"Effectively, it's not even our manufacturing operating system; it's our entire company operating system," Apex CEO Ian Cinnamon said, describing the software backbone he credits with turning a small satellite bus into a production-ready line.
Apex’s Octopus as the company operating system
Cinnamon presented Octopus as Apex’s differentiator: a custom software suite that manages forecasting, inventory, supplier quality, factory work instructions, nonconformance reports (NCRs), and even "traceability on orbit." He said Octopus "uses a significant amount of artificial intelligence, a significant amount of software automation for processes." In the CEO's framing, Octopus is not merely a manufacturing operating system but the operator for the whole business flow—from purchasing and kit inventory to tracking work on the factory floor and monitoring hardware once it reaches orbit.
Comet XL, Nova reuse, and the push to build at scale
Apex announced plans for an XL version of its Comet satellite bus that adds power and mass while remaining compact enough to "fit 16 on a Falcon 9," Cinnamon said.
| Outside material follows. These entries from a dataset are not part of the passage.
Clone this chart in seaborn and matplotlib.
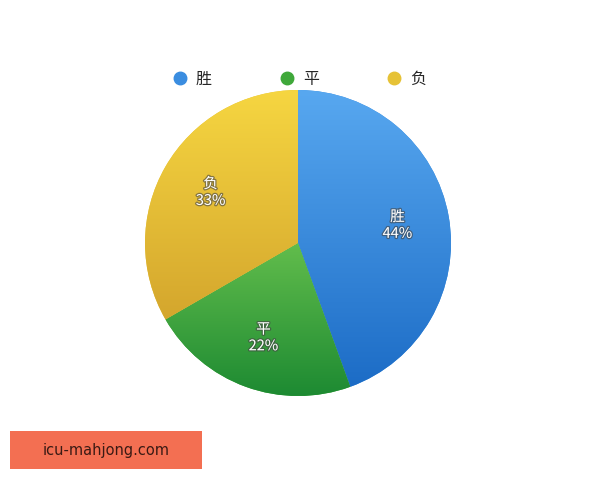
import matplotlib
matplotlib.use('Agg')
import numpy as np
import matplotlib.pyplot as plt
import matplotlib.patheffects as pe
from matplotlib.lines import Line2D
from matplotlib.patches import Rectangle
from matplotlib.colors import LinearSegmentedColormap
import seaborn as sns

sns.set_theme(style='white')
plt.rcParams['font.family'] = ['Noto Sans CJK SC', 'DejaVu Sans']

categories = ['胜', '平', '负']
shares = [44, 22, 33]
colors = ['#3a8de0', '#3fa83a', '#e6c236']
# light (top) / dark (bottom) shade of each slice
tops = ['#58a8f0', '#62bd4c', '#f6d641']
bottoms = ['#1c6cc6', '#1d8a32', '#d4a62d']

fig = plt.figure(figsize=(6, 4.8), dpi=100, facecolor='white')
ax = fig.add_axes([0.2417, 0.175, 0.51, 0.6375])

wedges, texts = ax.pie(shares, colors=colors, startangle=90, counterclock=False,
                       radius=1, labels=[f'{c}\n{v}%' for c, v in zip(categories, shares)],
                       labeldistance=0.66, wedgeprops=dict(linewidth=0),
                       textprops=dict(color='white', fontsize=10.5, ha='center', va='center',
                                      linespacing=1.25))

# vertical gradient on each slice, spanning the slice's own height
grad = np.linspace(1, 0, 256).reshape(-1, 1)
for w, top, bot in zip(wedges, tops, bottoms):
    bb = w.get_path().get_extents()
    cmap = LinearSegmentedColormap.from_list('g', [bot, top])
    im = ax.imshow(grad, cmap=cmap, extent=(-1, 1, bb.y0, bb.y1), aspect='auto',
                   origin='upper', zorder=w.get_zorder() + 0.1)
    im.set_clip_path(w)

for t in texts:
    t.set_horizontalalignment('center')
    t.set_zorder(10)
    t.set_path_effects([pe.withStroke(linewidth=1.8, foreground='#444444', alpha=0.6)])
ax.set_xlim(-1, 1)
ax.set_ylim(-1, 1)
ax.axis('off')

handles = [Line2D([], [], marker='o', linestyle='none', markersize=9,
                  markerfacecolor=c, markeredgecolor=c) for c in colors]
fig.legend(handles, categories, loc='center', bbox_to_anchor=(0.498, 0.835), ncol=3,
           frameon=False, fontsize=11.5, columnspacing=4.2, handletextpad=0.5,
           handlelength=1.0)

fig.patches.append(Rectangle((10 / 600, 1 - 469 / 480), 192 / 600, 38 / 480,
                             transform=fig.transFigure, facecolor='#f36f52',
                             edgecolor='none', zorder=5))
fig.text(106 / 600, 1 - 450 / 480, 'icu-mahjong.com', ha='center', va='center',
         fontsize=10.5, color='#3a1a14', family=['DejaVu Sans'], zorder=6)

fig.savefig('out.png', dpi=100, facecolor='white')
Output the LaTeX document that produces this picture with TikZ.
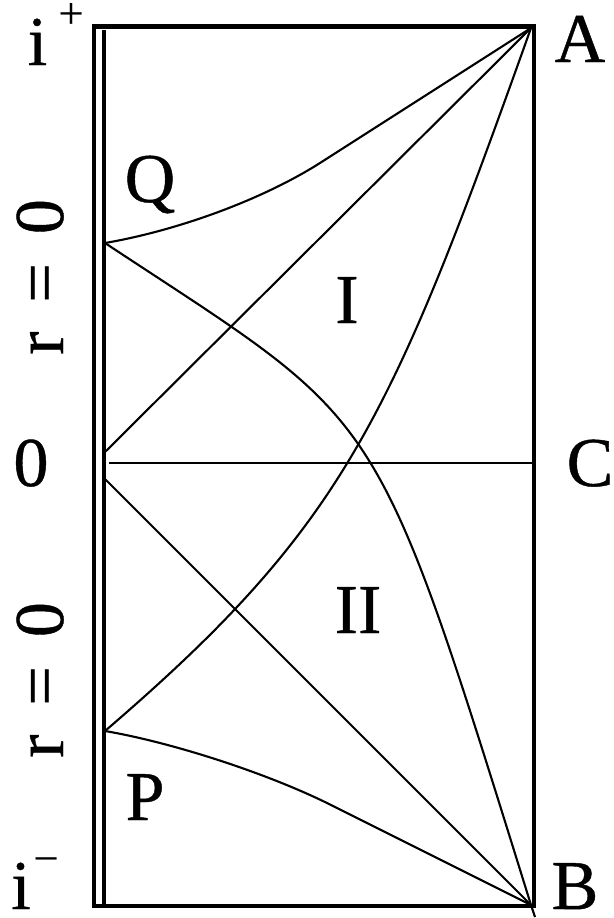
\documentclass[tikz,border=0pt]{standalone}
\usepackage{fontspec}
\setmainfont{Liberation Serif}[FakeBold=0.6]
\begin{document}
\begin{tikzpicture}[x=1pt,y=-1pt,
  frame/.style={line width=4.3pt},
  thinline/.style={line width=2.1pt},
  lbl/.style={inner sep=0pt, anchor=base, text depth=0pt, text height=0.7em, font=\fontsize{70}{80}\selectfont},
  suplbl/.style={inner sep=0pt, anchor=base, text depth=0pt, text height=0.5em, font=\fontsize{44}{50}\selectfont}]
\useasboundingbox (0,0) rectangle (613,918);
% named points
\coordinate (A) at (531,28);
\coordinate (B) at (531,905);
\coordinate (Bx) at (535,917);
\coordinate (Q) at (105,243);
\coordinate (P) at (105,731);
\coordinate (Qm) at (320,163);
\coordinate (Pm) at (330,804.5);
\coordinate (O1) at (105,452);
\coordinate (O2) at (105,479);
\coordinate (O3) at (109,463);
\coordinate (C0) at (532,463);
% frame
\draw[frame] (94,26.5) rectangle (534,906);
\draw[frame] (104,30) -- (104,906);
% thin lines
\draw[thinline] (Q) .. controls (175,231) and (260,201) .. (Qm) -- (A);
\draw[thinline] (Q) .. controls (385,428) and (372,394) .. (B) -- (Bx);
\draw[thinline] (P) .. controls (345,525) and (391,420) .. (A);
\draw[thinline] (P) .. controls (175,743) and (270,774.5) .. (Pm) -- (B);
\draw[thinline] (O1) -- (A);
\draw[thinline] (O2) -- (B);
\draw[thinline] (O3) -- (C0);
% labels
\node[lbl] (iplus) at (37.5,65) {i};
\node[suplbl] (plus) at (71,28) {+};
\node[lbl] (iminus) at (21,909) {i};
\node[suplbl] (minus) at (46,873) {\symbol{"2212}};
\node[lbl] (lA) at (580,62) {A};
\node[lbl] (lB) at (575,909) {B};
\node[lbl] (lC) at (590,486) {C};
\node[lbl] (l0) at (31,486) {0};
\node[lbl] (lQ) at (150,202) {Q};
\node[lbl] (lI) at (347,323) {I};
\node[lbl] (lII) at (358,633) {II};
\node[lbl] (lP) at (145,820) {P};
\node[lbl, rotate=90] (r1) at (63,277) {r\kern29pt=\kern29pt0};
\node[lbl, rotate=90] (r2) at (63,680) {r\kern29pt=\kern29pt0};
\end{tikzpicture}
\end{document}
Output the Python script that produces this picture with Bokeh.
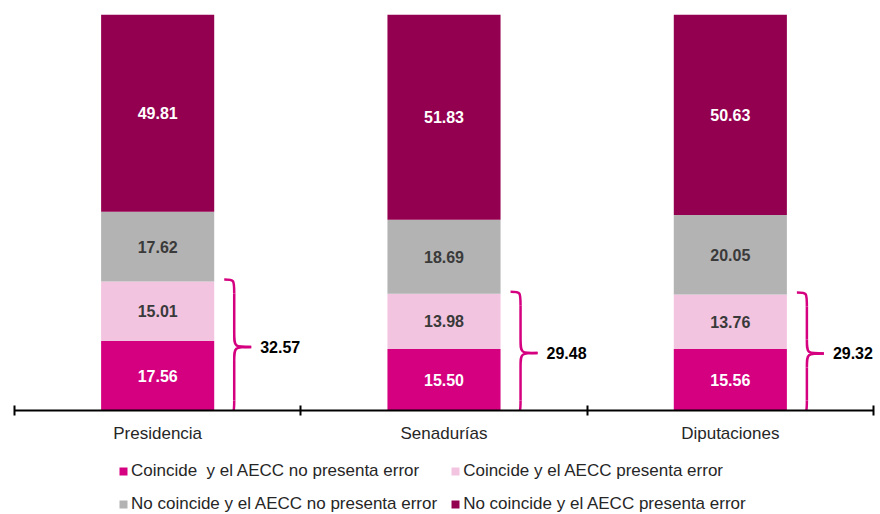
import numpy as np
from bokeh.plotting import figure
from bokeh.layouts import column
from bokeh.models import (Range1d, FixedTicker, Legend, LegendItem, ColumnDataSource, LabelSet)
from bokeh.core.properties import value
from bokeh.embed import file_html
from bokeh.resources import INLINE

# ---- data ----
categories = ["Presidencia", "Senadurías", "Diputaciones"]
coincide_sin_error = [17.56, 15.50, 15.56]
coincide_con_error = [15.01, 13.98, 13.76]
no_coincide_sin_error = [17.62, 18.69, 20.05]
no_coincide_con_error = [49.81, 51.83, 50.63]
series_names = ["Coincide  y el AECC no presenta error",
                "Coincide y el AECC presenta error",
                "No coincide y el AECC no presenta error",
                "No coincide y el AECC presenta error"]

colors = ["#D5007F", "#F3C4E0", "#B3B3B3", "#940050"]
label_colors = ["white", "#3A3A3A", "#3A3A3A", "white"]
FONT = "Liberation Sans"
REG_SIZE = "17px"
BOLD_SIZE = "16px"

n = len(categories)
xpos = np.arange(n) + 0.5
series = [coincide_sin_error, coincide_con_error, no_coincide_sin_error, no_coincide_con_error]
keys = ["s0", "s1", "s2", "s3"]
src = ColumnDataSource(dict(x=xpos, **{k: v for k, v in zip(keys, series)}))

W = 880
p = figure(width=W, height=450, x_range=Range1d(0, n), y_range=Range1d(0, 100),
           output_backend="svg", toolbar_location=None, y_axis_type=None,
           min_border_left=14, min_border_right=7, min_border_top=14, min_border_bottom=40)
p.outline_line_color = None
p.xgrid.visible = False
p.ygrid.visible = False

bar_w = 0.395
rs = p.vbar_stack(keys, x="x", width=bar_w, color=colors, line_color=None, source=src)

# segment labels
arr = np.array(series)
tops = np.cumsum(arr, axis=0)
bots = tops - arr
for j in range(4):
    lsrc = ColumnDataSource(dict(x=xpos, y=(tops[j] + bots[j]) / 2,
                                 t=[f"{v:.2f}" for v in arr[j]]))
    p.text(x="x", y="y", text="t", source=lsrc, text_align="center",
           text_baseline="middle", text_font=value(FONT), text_font_style="bold",
           text_font_size=BOLD_SIZE, text_color=label_colors[j])

# braces for the two "coincide" series
px_x = 859 / n  # approx pixels per x unit
px_y = 396 / 100
xr = xpos + bar_w / 2
totals = arr[0] + arr[1]
xa = xr + 10 / px_x
xb = xr + 20 / px_x
xc = xr + 37 / px_x
top = totals + 0.5
bot = np.full(n, -1.0)
mid = (top + bot) / 2
r = 14 / px_y
bc = "#D5007F"
lw = 2.5
p.bezier(x0=xa, y0=top, x1=xb, y1=top - r, cx0=xb, cy0=top, cx1=xb, cy1=top,
         line_color=bc, line_width=lw)
p.segment(x0=xb, y0=top - r, x1=xb, y1=mid + r, line_color=bc, line_width=lw)
p.bezier(x0=xb, y0=mid + r, x1=xc, y1=mid, cx0=xb, cy0=mid, cx1=xb, cy1=mid,
         line_color=bc, line_width=lw)
p.bezier(x0=xc, y0=mid, x1=xb, y1=mid - r, cx0=xb, cy0=mid, cx1=xb, cy1=mid,
         line_color=bc, line_width=lw)
p.segment(x0=xb, y0=mid - r, x1=xb, y1=bot + r, line_color=bc, line_width=lw)
p.bezier(x0=xb, y0=bot + r, x1=xa, y1=bot, cx0=xb, cy0=bot, cx1=xb, cy1=bot,
         line_color=bc, line_width=lw)
tsrc = ColumnDataSource(dict(x=xr, y=mid, t=[f"{v:.2f}" for v in totals]))
p.add_layout(LabelSet(x="x", y="y", text="t", source=tsrc, x_offset=46,
                      text_align="left", text_baseline="middle",
                      text_font=value(FONT), text_font_style="bold",
                      text_font_size=BOLD_SIZE, text_color="black"))

# x axis
ax = p.xaxis[0]
ax.ticker = FixedTicker(ticks=list(xpos), minor_ticks=list(range(n + 1)))
ax.major_label_overrides = {float(x): c for x, c in zip(xpos, categories)}
ax.axis_line_color = "black"
ax.axis_line_width = 2
ax.major_tick_line_color = None
ax.major_tick_in = 0
ax.major_tick_out = 0
ax.minor_tick_line_color = "black"
ax.minor_tick_line_width = 2
ax.minor_tick_in = 5
ax.minor_tick_out = 5
ax.major_label_standoff = 8
ax.major_label_text_font = FONT
ax.major_label_text_font_size = REG_SIZE
ax.major_label_text_color = "#262626"

# legend in a separate strip below
q = figure(width=W, height=64, x_range=Range1d(0, 1), y_range=Range1d(0, 1),
           output_backend="svg", toolbar_location=None, x_axis_type=None,
           y_axis_type=None, min_border=0)
q.outline_line_color = None
q.xgrid.visible = False
q.ygrid.visible = False
lrs = q.vbar_stack(keys, x="x", width=bar_w, color=colors, line_color=None, source=src)
for rr in lrs:
    rr.visible = False
items = [LegendItem(label=nm, renderers=[rr]) for nm, rr in zip(series_names, lrs)]
legend = Legend(items=items, location=(104, 0), orientation="horizontal", ncols=2,
                padding=0, margin=0, spacing=13, glyph_width=10, glyph_height=10,
                label_height=16, label_standoff=3, border_line_color=None,
                background_fill_alpha=0, label_text_font=FONT,
                label_text_font_size=REG_SIZE, label_text_color="#262626")
q.add_layout(legend)

open("out.html", "w").write(file_html(column(p, q), INLINE))
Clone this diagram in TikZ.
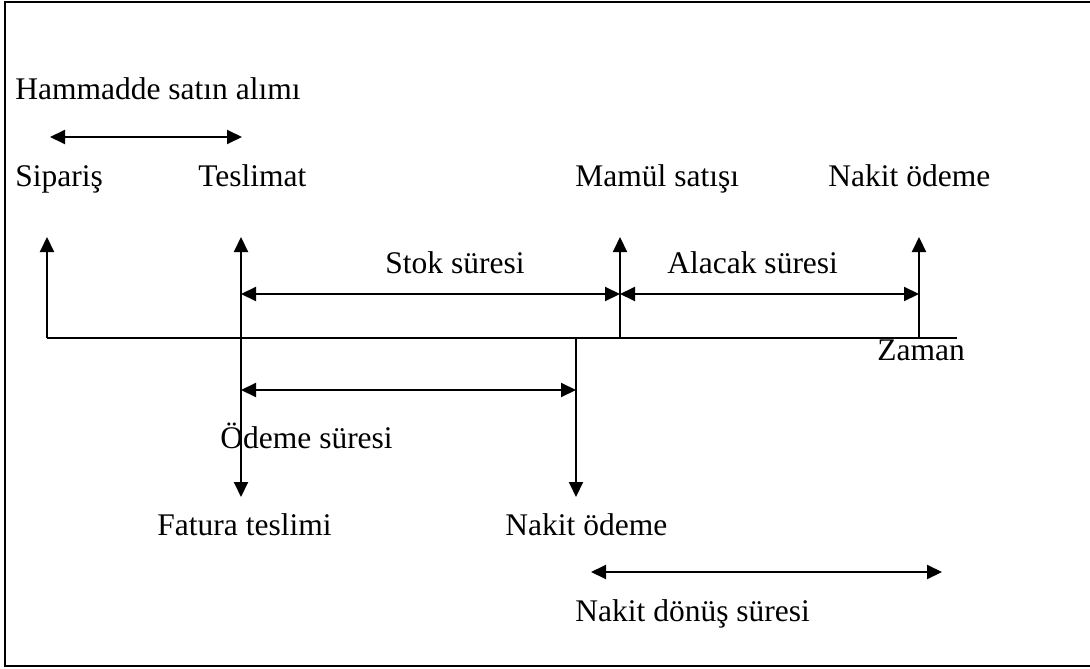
\documentclass[tikz,border=0pt]{standalone}
\usepackage{fontspec}
\setmainfont{Liberation Serif}
\usetikzlibrary{arrows.meta,positioning}

\begin{document}
\begin{tikzpicture}[x=0.5pt,y=-0.5pt,>={Triangle[length=7.5pt,width=7pt]},
  lbl/.style={anchor=base west,inner sep=0pt,font=\fontsize{15.75}{19}\selectfont},
  conn/.style={line width=1pt}]
\useasboundingbox (0,0) rectangle (1090,668);
\draw[line width=1pt] (1100,2) -- (5,2) -- (5,666) -- (1100,666);
% points on the time axis
\coordinate (sip) at (47,338);
\coordinate (tes) at (241,338);
\coordinate (odm) at (576,338);
\coordinate (mam) at (620,338);
\coordinate (nak) at (919,338);
\coordinate (son) at (957,338);
\draw[line width=1.3pt] (sip) -- (son);
\node[lbl] at (877,360) (zaman) {Zaman};
% events above the axis
\coordinate (sipup) at (47,237);
\coordinate (tesup) at (241,237);
\coordinate (mamup) at (620,237);
\coordinate (nakup) at (919,237);
\draw[conn,->] (sip) -- (sipup);
\draw[conn,->] (tes) -- (tesup);
\draw[conn,->] (mam) -- (mamup);
\draw[conn,->] (nak) -- (nakup);
\node[lbl] at (15,187) (siparis) {Sipariş};
\node[lbl] at (198,187) (teslimat) {Teslimat};
\node[lbl] at (575,187) (mamul) {Mamül satışı};
\node[lbl] at (828,187) (nakit1) {Nakit ödeme};
\node[lbl] at (15,100) (hammadde) {Hammadde satın alımı};
\coordinate (ham1) at (50,137);
\coordinate (ham2) at (242,137);
\draw[conn,<->] (ham1) -- (ham2);
% stock and receivable periods
\coordinate (stok1) at (241,294);
\coordinate (stok2) at (620,294);
\coordinate (alc2) at (919,294);
\draw[conn,<->] (stok1) -- (stok2);
\draw[conn,<->] (stok2) -- (alc2);
\node[lbl] at (385,273) (stok) {Stok süresi};
\node[lbl] at (667,273) (alacak) {Alacak süresi};
% events below the axis
\coordinate (tesdn) at (241,497);
\coordinate (odmdn) at (576,497);
\draw[conn,->] (tes) -- (tesdn);
\draw[conn,->] (odm) -- (odmdn);
\coordinate (ode1) at (241,390);
\coordinate (ode2) at (576,390);
\draw[conn,<->] (ode1) -- (ode2);
\node[lbl] at (220,448) (odeme) {Ödeme süresi};
\node[lbl] at (157,535) (fatura) {Fatura teslimi};
\node[lbl] at (505,535) (nakit2) {Nakit ödeme};
% cash conversion cycle
\coordinate (don1) at (591,572);
\coordinate (don2) at (942,572);
\draw[conn,<->] (don1) -- (don2);
\node[lbl] at (575,621) (donus) {Nakit dönüş süresi};
\end{tikzpicture}
\end{document}
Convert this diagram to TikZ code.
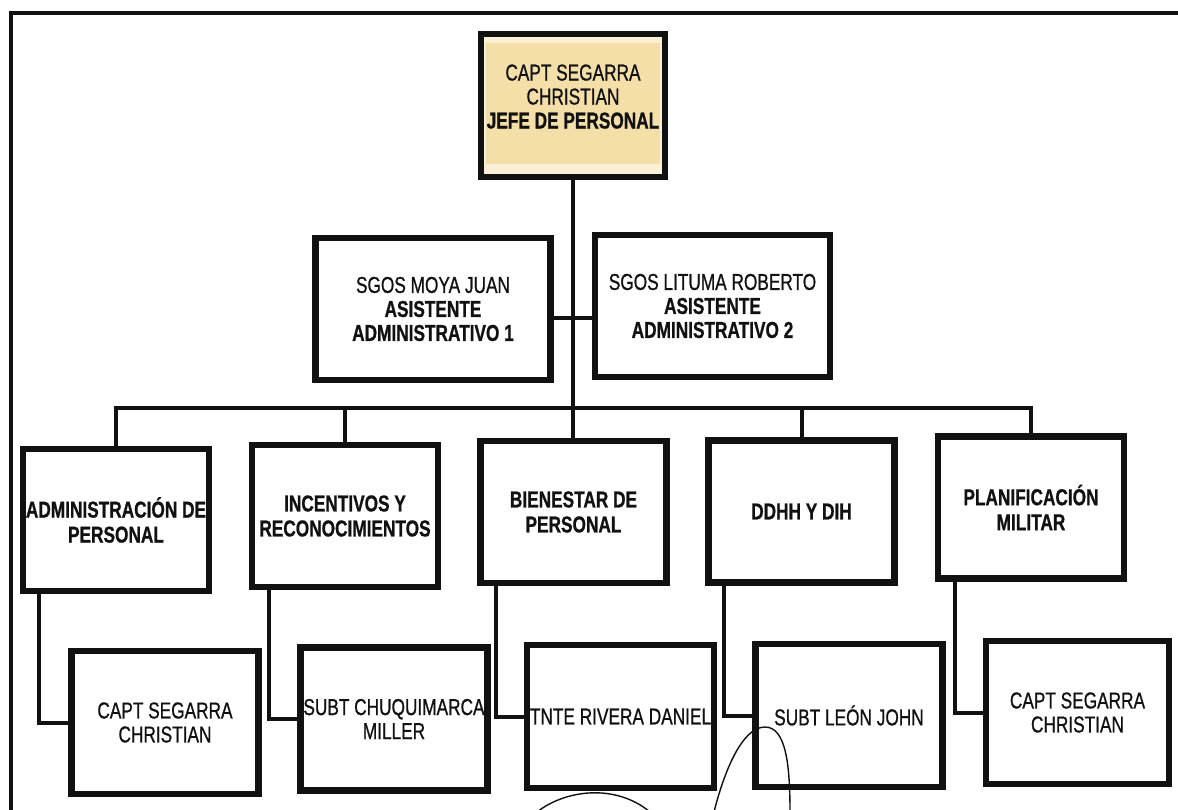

The company’s scaling strategy, he explained, relies partly on reusing avionics and systems from an earlier, medium-sized bus called Nova. That reuse, paired with Octopus’s integrated controls, is intended to enable the "really high rate production" Cinnamon says proliferated-constellation primes need. He also noted a deliberate choice against industrial robotics for current volumes: "We do not believe that automation and robots, in terms of the hardware manufacturing, makes sense at all at the scale that we're building," he said—adding that robotics "may begin to make sense" only when production reaches above the hundreds of vehicles per year.
Firestorm Labs’ xCell: a mobile 3D-print factory
Defense tech startup Firestorm Labs raised $82 million in a Series B round led by Washington Harbour Partners, funds the company says will scale production of its mobile 3D-printing xCell platform. The xCell can be "set up in a matter of hours" and is described as capable of printing drones, prosthetics, and tools. The company earlier announced a $100 million deal with the Air Force for additive-manufactured drones "earlier this year," and the Series B brings the company's total investment to $153 million.
USA Shipbuilding Coalition ad and Capt. Stephen Carmel’s testimony
The USA Shipbuilding Coalition, a group composed of shipbuilders and unions, released an ad targeting national streaming platforms and local TV markets in Louisiana, Mississippi, and Texas. The video highlights a long-term decline in American shipbuilding capacity and contrasts that trend with China's increased capacity—an issue the source says "the second Trump administration has focused on." The ad’s release appears timed to legislative pressure around the SHIPS Act. In written testimony to Congress, Capt. Stephen Carmel, maritime administrator for the Transportation Department, argued for policy that creates "predictable demand, fleet formation, shipyard investment and workforce continuity," saying bluntly: "Without cargo, there is no requirement for ship construction, no vessel deployments, no utilization of port infrastructure, and no operating environment within which maritime services can occur." The ad includes the line, "We cannot out-China the Chinese, competing in a system they have bent to their advantage."
BioMADE’s $21.4 million for domestic biomanufacturing
Pentagon-funded institution BioMADE is directing $21.4 million to expand domestic biomanufacturing capacity across 14 projects. The funded projects include work on biosensors intended to help detect disease, plastics for use in 3D printing, and proteins for wound healing and chemical defenses.
What this means for primes, military logisticians, and Congress, shipbuilders, and unions
- Primes building proliferated constellations: Apex’s approach—reusing avionics from Nova, scaling Comet to an XL variant that still fits 16 on a Falcon 9, and managing production via Octopus—provides a model for integrating software-driven supply and factory control into satellite production. Primes will watch whether Octopus can sustain the "really high rate production" required for large constellations.
- Military logisticians and expeditionary units: Firestorm’s xCell promises rapid, localized manufacturing of drones, prosthetics, and tools; the company’s $100 million Air Force deal and $153 million total investment signal institutional interest in on-demand additive manufacturing that could shift procurement and sustainment patterns.
- Congress, shipbuilders, and unions: The USA Shipbuilding Coalition’s ad and Capt. Carmel’s testimony squarely frame congressional action as central—arguing that policy must create predictable cargo demand and fleet incentives to revive shipyard investment and workforce continuity amid competition from China and debates over the SHIPS Act.
Taken together, these developments point to three recurring threads: software as the backbone of scaled manufacturing, mobile additive capabilities for rapid field production, and policy-driven markets for classic heavy industry like shipbuilding. The record presented here leaves a concrete hinge: can Octopus and reuse strategies raise output toward the "hundreds of vehicles per year" threshold Cinnamon referenced—where hardware robotics might become attractive—and will congressional policy respond to the shipbuilding coalition's push for predictable demand?